Free Days let you set your book to zero for up to five days per enrollment period. They can generate list building and may produce ranking boosts that persist briefly after the free period ends. But free downloads are not necessarily readers; a meaningful percentage of people who grab a free book never open it. Manage your expectations accordingly.
More importantly, promotional pricing often amplifies what’s already working. Running a Free Day or Countdown Deal on a book with three reviews and a mediocre cover isn’t a fix; it’s a faster way to confirm the underlying problem.
Testing and Iterating Your Price
Pricing isn’t a one-time decision. KDP lets you change your price at any time, and you can use that flexibility to test. The practical approach is to hold a price for 30–60 days, track your unit sales and KENP page reads, then test one variable. Raise the price $1–2 and observe for another 30 days.

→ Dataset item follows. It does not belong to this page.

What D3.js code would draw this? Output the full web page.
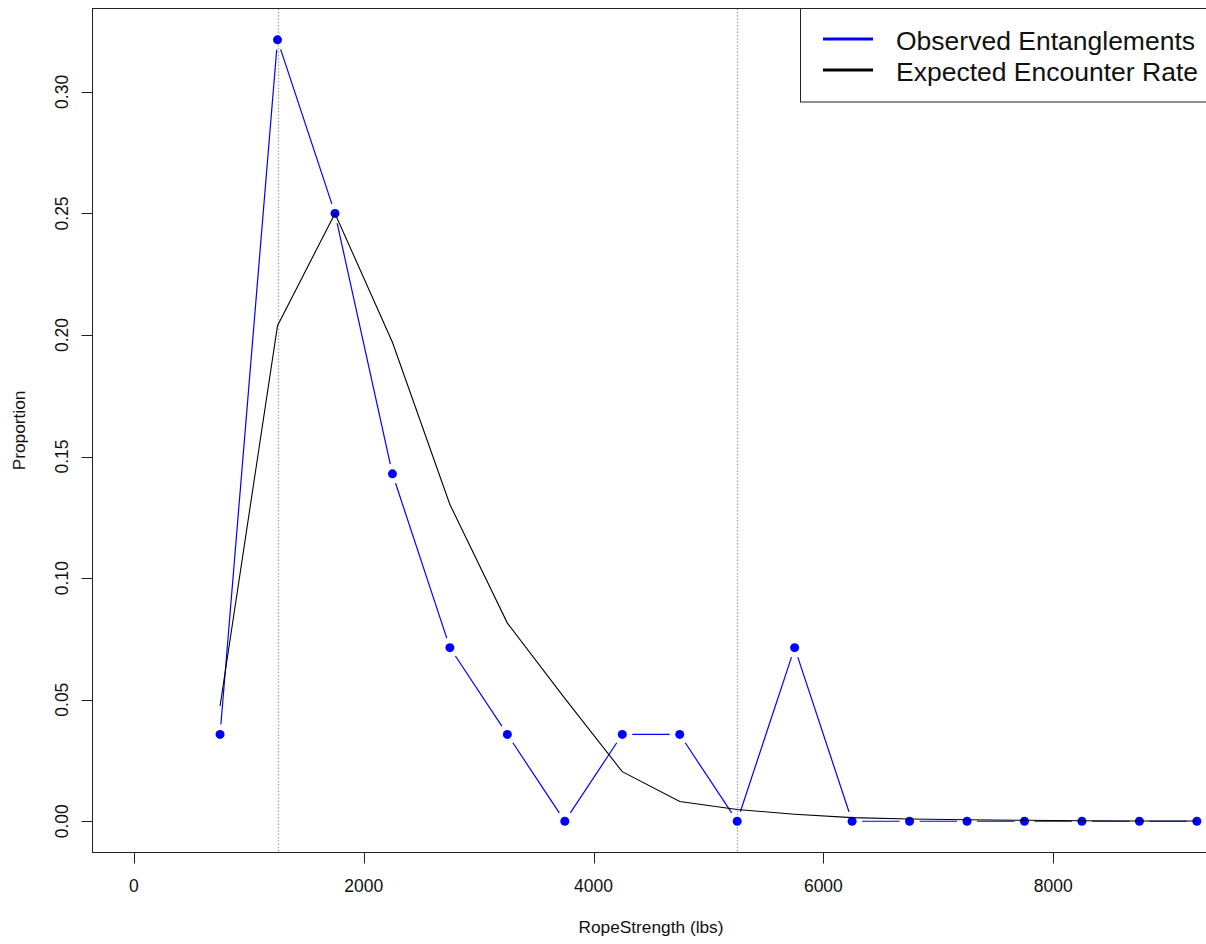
<!DOCTYPE html>
<html>
<head>
<meta charset="utf-8">
<script src="https://cdn.jsdelivr.net/npm/d3@7"></script>
<style>
  html, body { margin: 0; padding: 0; background: #fff; }
  svg { display: block; font-family: "Liberation Sans", Arial, Helvetica, sans-serif; }
</style>
</head>
<body>
<svg id="chart" width="1206" height="944"></svg>
<script>
// Rope strength bins (lbs, bin midpoints)
const strength = [750, 1250, 1750, 2250, 2750, 3250, 3750, 4250, 4750,
                  5250, 5750, 6250, 6750, 7250, 7750, 8250, 8750, 9250];
// Proportion of observed entanglements per bin
const observed = [0.0357, 0.3214, 0.25, 0.1429, 0.0714, 0.0357, 0, 0.0357, 0.0357,
                  0, 0.0714, 0, 0, 0, 0, 0, 0, 0];
// Expected encounter rate per bin
const expected = [0.0474, 0.2038, 0.25, 0.197, 0.1303, 0.0815, 0.0505, 0.0204, 0.0081,
                  0.0048, 0.0029, 0.0015, 0.0009, 0.0006, 0.0004, 0.0002, 0.0001, 0.0001];
// Reference lines
const refLines = [1250, 5250];
// Axis ticks
const xTicks = [0, 2000, 4000, 6000, 8000];
const yTicks = [0, 0.05, 0.10, 0.15, 0.20, 0.25, 0.30];
const seriesNames = ["Observed Entanglements", "Expected Encounter Rate"];
const seriesColors = ["#0000ff", "#000000"];

const svg = d3.select("#chart");
const pLeft = 92.5, pTop = 8.5, pBottom = 852.5, pRight = 1209.5;

const x = d3.scaleLinear().domain([-360, 9360]).range([pLeft, pRight]);
const y = d3.scaleLinear().domain([-0.01286, 0.33429]).range([pBottom, pTop]);

// reference lines (dotted)
svg.append("g").selectAll("line").data(refLines).join("line")
  .attr("x1", d => Math.round(x(d)) + 0.5).attr("x2", d => Math.round(x(d)) + 0.5)
  .attr("y1", pTop).attr("y2", pBottom)
  .attr("stroke", "#a3a3a3").attr("stroke-width", 1.3)
  .attr("stroke-dasharray", "1.5,1.8");

// observed: points with gapped connecting segments
const pts = strength.map((s, i) => [x(s), y(observed[i])]);
const gap = 10;
const segs = [];
for (let i = 0; i < pts.length - 1; i++) {
  const [x0, y0] = pts[i], [x1, y1] = pts[i + 1];
  const len = Math.hypot(x1 - x0, y1 - y0);
  if (len <= 2 * gap) continue;
  const ux = (x1 - x0) / len, uy = (y1 - y0) / len;
  segs.push([x0 + ux * gap, y0 + uy * gap, x1 - ux * gap, y1 - uy * gap]);
}
svg.append("g").selectAll("line").data(segs).join("line")
  .attr("x1", d => d[0]).attr("y1", d => d[1])
  .attr("x2", d => d[2]).attr("y2", d => d[3])
  .attr("stroke", seriesColors[0]).attr("stroke-width", 1.2);
svg.append("g").selectAll("circle").data(pts).join("circle")
  .attr("cx", d => d[0]).attr("cy", d => d[1]).attr("r", 4.5)
  .attr("fill", seriesColors[0]);

// expected encounter rate line
const line = d3.line().x((d, i) => x(strength[i])).y(d => y(d));
svg.append("path").datum(expected)
  .attr("d", line).attr("fill", "none")
  .attr("stroke", seriesColors[1]).attr("stroke-width", 1.1);

// plot frame
svg.append("rect")
  .attr("x", pLeft).attr("y", pTop)
  .attr("width", pRight - pLeft).attr("height", pBottom - pTop)
  .attr("fill", "none").attr("stroke", "#222").attr("stroke-width", 1);

// x axis
const xAxis = svg.append("g");
xAxis.selectAll("line").data(xTicks).join("line")
  .attr("x1", d => Math.round(x(d)) + 0.5).attr("x2", d => Math.round(x(d)) + 0.5)
  .attr("y1", pBottom).attr("y2", pBottom + 11)
  .attr("stroke", "#222");
xAxis.selectAll("text").data(xTicks).join("text")
  .attr("x", d => x(d)).attr("y", 892)
  .attr("text-anchor", "middle").attr("font-size", 17.5).attr("fill", "#111")
  .text(d => d3.format("d")(d));

// y axis
const yAxis = svg.append("g");
yAxis.selectAll("line").data(yTicks).join("line")
  .attr("x1", pLeft - 11).attr("x2", pLeft)
  .attr("y1", d => Math.round(y(d)) + 0.5).attr("y2", d => Math.round(y(d)) + 0.5)
  .attr("stroke", "#222");
yAxis.selectAll("text").data(yTicks).join("text")
  .attr("transform", d => `translate(68,${y(d)}) rotate(-90)`)
  .attr("text-anchor", "middle").attr("font-size", 17.5).attr("fill", "#111")
  .text(d => d3.format(".2f")(d));

// axis titles
svg.append("text")
  .attr("x", (pLeft + pRight) / 2).attr("y", 933)
  .attr("text-anchor", "middle").attr("font-size", 17.3).attr("fill", "#111")
  .text("RopeStrength (lbs)");
svg.append("text")
  .attr("transform", `translate(25,${(pTop + pBottom) / 2}) rotate(-90)`)
  .attr("text-anchor", "middle").attr("font-size", 17.3).attr("fill", "#111")
  .text("Proportion");

// legend
const legend = svg.append("g");
legend.append("rect")
  .attr("x", 800.5).attr("y", pTop).attr("width", 460).attr("height", 93.5)
  .attr("fill", "#fff").attr("stroke", "#222");
const legY = [39, 70];
legend.selectAll("line.key").data(seriesNames).join("line")
  .attr("class", "key")
  .attr("x1", 823).attr("x2", 873)
  .attr("y1", (d, i) => legY[i]).attr("y2", (d, i) => legY[i])
  .attr("stroke", (d, i) => seriesColors[i]).attr("stroke-width", 2.8);
legend.selectAll("text").data(seriesNames).join("text")
  .attr("x", 896).attr("y", (d, i) => legY[i] + 11)
  .attr("font-size", 26.5).attr("fill", "#111")
  .text(d => d);
</script>
</body>
</html>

If sales volume drops but revenue holds flat or increases, the higher price may be working. If both drop, you’ve likely found a ceiling. Watch your also-boughts and category rank alongside revenue. These often shift with price and can affect organic discoverability in ways that don’t show up in your royalty dashboard directly. A price that improves your category rank may generate more visibility, which generates more sales; that compounding effect is often worth more than the per-unit royalty difference between $3.99 and $4.99.
Your self-publishing earnings aren’t fixed. They’re a variable you can actively manage; most authors simply don’t treat them that way.
Your Price Audit: Three Steps You Can Do Today
Don’t leave this as something to think about later. Here’s a concrete starting point.
First, check whether your current price falls in the 70% royalty window. If it doesn’t, calculate exactly what you’re leaving behind per 100 sales. That number often has a way of making the decision clearer.
Second, open Amazon and pull up the top 20 bestsellers in your genre. Write down the prices. Note where they cluster. That’s your market’s established range, and it’s typically more reliable than any formula.
Third, pick one strategy from this post that fits where your catalog actually is right now. Not where you hope it will be in six months; where it is today. Set a 30-day test. Track the numbers. Adjust.
The author who priced at $0.99 and watched royalties trickle in wasn’t failing because the book wasn’t good. The book was probably fine. The failure was treating pricing as a one-time guess rather than an ongoing decision.
A deliberate royalties strategy, revisited and refined as your catalog grows, is one of the few levers in self-publishing you control completely. Use it.